Claudio Diatto, art frees us from pain
Claudio Diatto was born in Turin in 1953. After studying at the Albertina Academy Art High School, he attended the Faculty of Architecture at the Polytechnic of Turin. In the early '80s he begins training journey in France that brings him to the Fersen Gallery of Antibes, managed by the American Juduith Fox, the exhibitions in Paris at the Galerie Le Breton, in Rue Dauphine, all the way up to the exhibition in the National Museum of Saint Jean, in Nogeng le Rotrou. Since the nineties, he lives and works in Dogliani, firmly committed to seek an iconic code inspired by the rhythms of the Langa landscape.
Silk-screen printing, papercut, engraved papers, wooden and metal shapes, paintings: Claudio Diatto's artistic products speaks of a long and varied artistic career that has been able to charm Italy, interact with foreign countries and reach China.

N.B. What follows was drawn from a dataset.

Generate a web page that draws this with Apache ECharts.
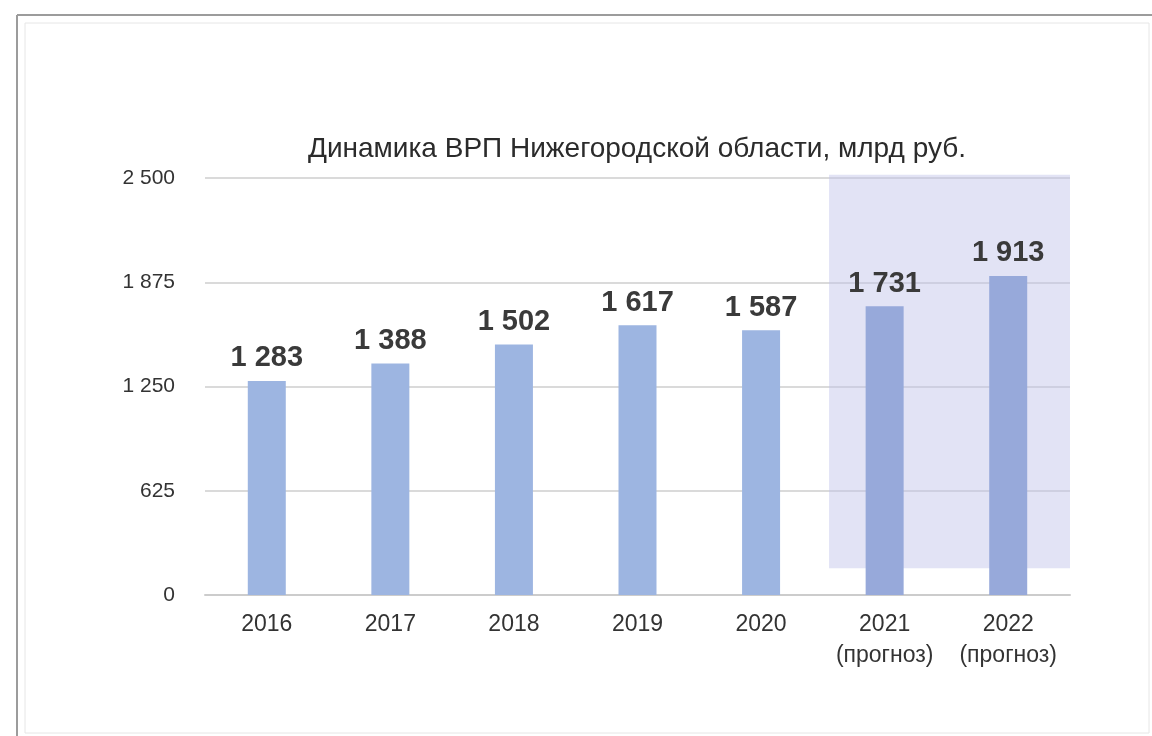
<!DOCTYPE html>
<html>
<head>
<meta charset="utf-8">
<script src="https://cdn.jsdelivr.net/npm/echarts@6/dist/echarts.min.js"></script>
<style>
  html, body { margin: 0; padding: 0; background: #ffffff; }
  #chart { width: 1152px; height: 736px; }
</style>
</head>
<body>
<div id="chart"></div>
<script>
// Gross regional product of the Nizhny Novgorod region, bn roubles
const categories = ['2016', '2017', '2018', '2019', '2020', '2021\n(прогноз)', '2022\n(прогноз)'];
const grpValues = [1283, 1388, 1502, 1617, 1587, 1731, 1913];
const forecastStart = 5; // first forecast year index
const yMin = 0;
const yMax = 2500;
const yStep = 625;
const titleText = 'Динамика ВРП Нижегородской области, млрд руб.';

const FONT = '"Liberation Sans", Arial, sans-serif';

// thousands separated by a space: 1913 -> "1 913"
function fmt(v) {
  return String(v).replace(/\B(?=(\d{3})+(?!\d))/g, ' ');
}

const chart = echarts.init(document.getElementById('chart'), null, { renderer: 'canvas' });

// page frame: darker outer edge and a light inner edge
const frame = [
  { type: 'line', shape: { x1: 17, y1: 15, x2: 1152, y2: 15 }, style: { stroke: '#9c9c9c', lineWidth: 2 }, silent: true },
  { type: 'line', shape: { x1: 17, y1: 15, x2: 17, y2: 736 }, style: { stroke: '#9c9c9c', lineWidth: 2 }, silent: true },
  { type: 'rect', shape: { x: 25, y: 23, width: 1124, height: 710 }, style: { fill: 'none', stroke: '#e6e6e6', lineWidth: 1 }, silent: true }
];

const option = {
  animation: false,
  backgroundColor: '#ffffff',
  title: {
    text: titleText,
    left: 632,
    textAlign: 'center',
    top: 130,
    textStyle: { fontFamily: FONT, fontSize: 28, fontWeight: 'normal', color: '#2b2b2b' }
  },
  grid: { left: 205, right: 82, top: 178, bottom: 141, containLabel: false },
  xAxis: {
    type: 'category',
    data: categories,
    axisTick: { show: false },
    axisLine: { show: true, lineStyle: { color: '#cccccc', width: 2 } },
    axisLabel: {
      interval: 0,
      hideOverlap: false,
      fontFamily: FONT, fontSize: 23, color: '#333333',
      margin: 14, lineHeight: 31
    }
  },
  yAxis: {
    type: 'value',
    min: yMin,
    max: yMax,
    interval: yStep,
    axisLine: { show: false },
    axisTick: { show: false },
    splitLine: { lineStyle: { color: '#dadada', width: 2 } },
    axisLabel: {
      fontFamily: FONT, fontSize: 21, color: '#333333', margin: 30,
      formatter: fmt
    }
  },
  series: [{
    type: 'bar',
    barWidth: 38,
    z: 3,
    data: grpValues.map((v, i) => ({
      value: v,
      itemStyle: { color: i >= forecastStart ? '#97a9da' : '#9db5e1' }
    })),
    label: {
      show: true,
      position: 'top',
      distance: 8,
      fontFamily: FONT,
      fontSize: 29,
      fontWeight: 'bold',
      color: '#3a3a3a',
      formatter: p => fmt(p.value)
    }
  }],
  graphic: { elements: frame }
};

chart.setOption(option);

// forecast band: lavender panel behind the forecast bars, placed from the axis scales
const p0 = chart.convertToPixel({ xAxisIndex: 0 }, forecastStart);
const p1 = chart.convertToPixel({ xAxisIndex: 0 }, categories.length - 1);
const band = chart.convertToPixel({ xAxisIndex: 0 }, 1) - chart.convertToPixel({ xAxisIndex: 0 }, 0);
const yTop = chart.convertToPixel({ yAxisIndex: 0 }, 2520);
const yBottom = chart.convertToPixel({ yAxisIndex: 0 }, 160);
const left = p0 - band * 0.45;
const right = p1 + band / 2;

chart.setOption({
  graphic: {
    elements: frame.concat([{
      type: 'rect',
      z: 1,
      silent: true,
      shape: { x: left, y: yTop, width: right - left, height: yBottom - yTop },
      style: { fill: 'rgba(190,192,232,0.45)' }
    }])
  }
});
</script>
</body>
</html>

Diatto's one-man exhibition, entitled "Borderline", was held in Tianjin from April 30 to May 16 and in Beijing from May 22 to 29.

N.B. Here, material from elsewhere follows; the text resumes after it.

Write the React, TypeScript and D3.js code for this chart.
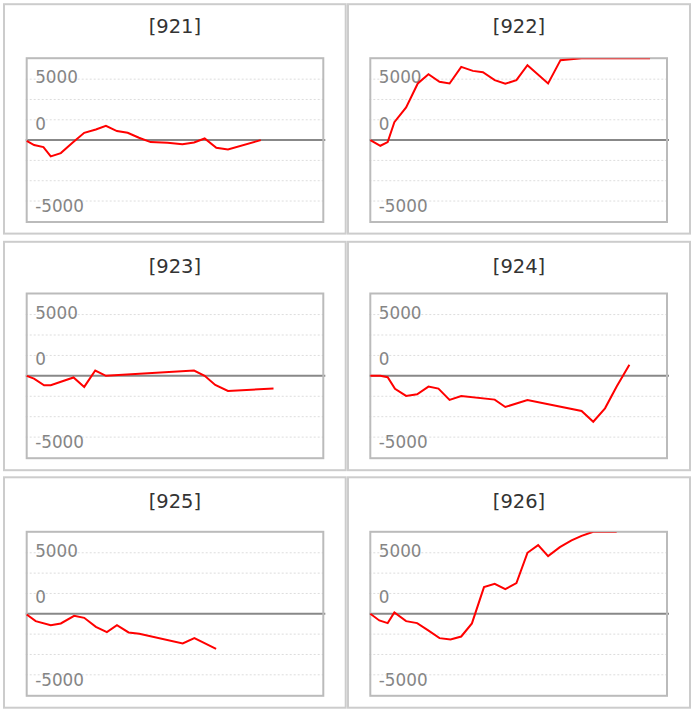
import React from "react";
import * as d3 from "d3";

// ---- data (x = day offset, y = value) ----
const titles = ["[921]", "[922]", "[923]", "[924]", "[925]", "[926]"];

const x921 = [0, 0.7, 1.58, 2.27, 3.22, 4.32, 5.43, 6.53, 7.48, 8.52, 9.53, 10.6, 11.7, 13.3, 14.7, 15.8, 16.8, 17.9, 19.0, 22.1];
const y921 = [-55, -410, -575, -1340, -1065, -220, 600, 875, 1175, 740, 600, 190, -165, -220, -330, -190, 135, -630, -765, 0];

const x922 = [0, 0.95, 1.64, 2.27, 3.38, 4.48, 5.49, 6.53, 7.48, 8.58, 9.68, 10.63, 11.74, 12.74, 13.79, 14.83, 16.78, 17.95, 19.94, 21.0, 22.1, 23.2, 24.3, 25.4, 26.4];
const y922 = [0, -465, -165, 1475, 2680, 4645, 5410, 4780, 4645, 6010, 5680, 5575, 4920, 4620, 4920, 6150, 4645, 6560, 6800, 7200, 7600, 8000, 8300, 8600, 8900];

const x923 = [0, 0.69, 1.64, 2.27, 4.42, 5.43, 6.47, 7.48, 15.8, 16.8, 17.8, 19.0, 23.3];
const y923 = [0, -220, -765, -765, -135, -900, 435, 0, 435, 0, -740, -1230, -1040];

const x924 = [0, 0.95, 1.64, 2.33, 3.38, 4.42, 5.49, 6.43, 7.48, 8.58, 11.74, 12.74, 14.83, 19.94, 21.04, 22.15, 23.25, 24.45];
const y924 = [0, 0, -110, -1065, -1640, -1500, -875, -1040, -1965, -1640, -1940, -2540, -1965, -2870, -3745, -2650, -875, 900];

const x925 = [0, 0.85, 2.27, 3.22, 4.48, 5.43, 6.53, 7.57, 8.52, 9.62, 10.63, 14.73, 15.83, 17.88];
const y925 = [-55, -600, -930, -790, -165, -330, -1065, -1500, -930, -1530, -1640, -2430, -1990, -2870];

const x926 = [0, 0.85, 1.64, 2.27, 3.38, 4.42, 5.43, 6.53, 7.57, 8.58, 9.59, 10.73, 11.74, 12.74, 13.79, 14.83, 15.84, 16.78, 17.89, 18.99, 19.94, 21.04, 23.25];
const y926 = [0, -545, -765, 110, -600, -765, -1340, -1995, -2100, -1860, -790, 2185, 2460, 2020, 2515, 5000, 5630, 4725, 5465, 6010, 6390, 6720, 7200];

const xDomain = [0, 28];
const yDomain = [-6720, 6720];
const gridValues = [5000, 10000 / 3, 5000 / 3, -5000 / 3, -10000 / 3, -5000];
const tickLabels = ["5000", "0", "-5000"];
const tickLabelAt = [5000, 5000 / 3, -5000];

const seriesX = [x921, x922, x923, x924, x925, x926];
const seriesY = [y921, y922, y923, y924, y925, y926];

// ---- layout ----
const cols = [
  { outerL: 4, outerR: 345.7, plotL: 26.7, plotR: 323.3 },
  { outerL: 348, outerR: 690, plotL: 370.3, plotR: 667 },
];
const rows = [
  { outerT: 4.2, outerB: 233.6, plotT: 58.2, plotB: 222, titleY: 33.3 },
  { outerT: 241.8, outerB: 470.2, plotT: 293.5, plotB: 458.2, titleY: 273 },
  { outerT: 477.3, outerB: 707.7, plotT: 531.8, plotB: 695.8, titleY: 508.3 },
];
const labelDy = [4.3, 10, 11];

function Panel({ i }: { i: number }) {
  const c = cols[i % 2];
  const r = rows[Math.floor(i / 2)];
  const x = d3.scaleLinear().domain(xDomain).range([c.plotL, c.plotR]);
  const y = d3.scaleLinear().domain(yDomain).range([r.plotB, r.plotT]).clamp(true);
  const pts = seriesX[i].map((d, k) => [d, seriesY[i][k]] as [number, number]);
  const line = d3
    .line<[number, number]>()
    .x((d) => x(d[0]))
    .y((d) => y(d[1]));
  const clipId = `clip${i}`;
  return (
    <g>
      <rect
        x={c.outerL}
        y={r.outerT}
        width={c.outerR - c.outerL}
        height={r.outerB - r.outerT}
        fill="#fff"
        stroke="#cccccc"
        strokeWidth={2}
      />
      <text
        x={(c.outerL + c.outerR) / 2}
        y={r.titleY}
        textAnchor="middle"
        fontFamily="DejaVu Sans"
        fontSize={19.5}
        fill="#333"
      >
        {titles[i]}
      </text>
      <clipPath id={clipId}>
        <rect x={c.plotL - 1} y={r.plotT + 0.4} width={c.plotR - c.plotL + 1} height={r.plotB - r.plotT} />
      </clipPath>
      {gridValues.map((g, k) => (
        <line
          key={k}
          x1={c.plotL - 1}
          x2={c.plotR}
          y1={y(g)}
          y2={y(g)}
          stroke="#dddddd"
          strokeWidth={1}
          strokeDasharray="2,2"
        />
      ))}
      {tickLabels.map((t, k) => (
        <text
          key={t}
          x={c.plotL + 8.5}
          y={y(tickLabelAt[k]) + labelDy[k]}
          fontFamily="DejaVu Sans"
          fontSize={16.8}
          fill="#858585"
        >
          {t}
        </text>
      ))}
      <line x1={c.plotL - 1} x2={c.plotR + 2} y1={y(0)} y2={y(0)} stroke="#888888" strokeWidth={2} />
      <rect
        x={c.plotL}
        y={r.plotT}
        width={c.plotR - c.plotL}
        height={r.plotB - r.plotT}
        fill="none"
        stroke="#bbbbbb"
        strokeWidth={2}
      />
      <path d={line(pts) || ""} fill="none" stroke="#ff0000" strokeWidth={2} clipPath={`url(#${clipId})`} />
    </g>
  );
}

export default function App() {
  return (
    <svg
      width={694}
      height={712}
      style={{ position: "absolute", left: 0, top: 0, background: "#fff" }}
    >
      {titles.map((_, i) => (
        <Panel key={i} i={i} />
      ))}
    </svg>
  );
}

Given the success of these first two stops, Diatto was also invited to exhibit in Chongqing and Shanghai.
We interviewed Claudio, currently residing in Dogliani, at his lab.
1) How do you interpret the relationship between man and nature in your production?
In the only possible way: in full, because we are inextricably linked to the same fate and we will either save ourselves, or we will be lost forever together.
My stylized man, who unwinds continuously from the forest a fragile "fil rouge", or who holds with passion moon and stars must be read almost like a Homeric hero, as the last defender of this dream of salvation.
2) Why can the art be considered therapeutic?
Because it can make us feel aware; thus, free and it can free us from pain.
3) When do our hands become "fertile"?
When they reach the knowledge of "doing" and they spring into action; opportunities are open to everyone, but almost always we are the ones who deny them to ourselves.
4) How do China and Italy communicate through art?
My papercuts, in truth, have no cultural links to the Chinese tradition of carving on paper; even the technique is substantially different.
The meeting took place in a spontaneous fashion, thanks to the availability and intellectual curiosity of the Chinese audience, which grasped the unintentional "contaminations", reading my Western vision as a new way to interpret their ancient tradition.
5) How can the influence of Langa be reflected into creativity?
In Langa I found the perfect place for my work; after thirty years I can say to have found the roots I have never known. In the signs of seasonal change and in the work that man leaves on the cultivated fields we can read, like in a book, the references to many of the protagonists of art history in the twentieth century.
I would like to reach the point of create an "iconic code of Langa" that collects and translates through my graphic language this kind of emotion.
6) What is the artwork to which you are emotionally linked the most?
It is always the next one I will do; the one that will allow me to experiment with new solutions by moving forward to the horizon; the only way I know to go somewhere.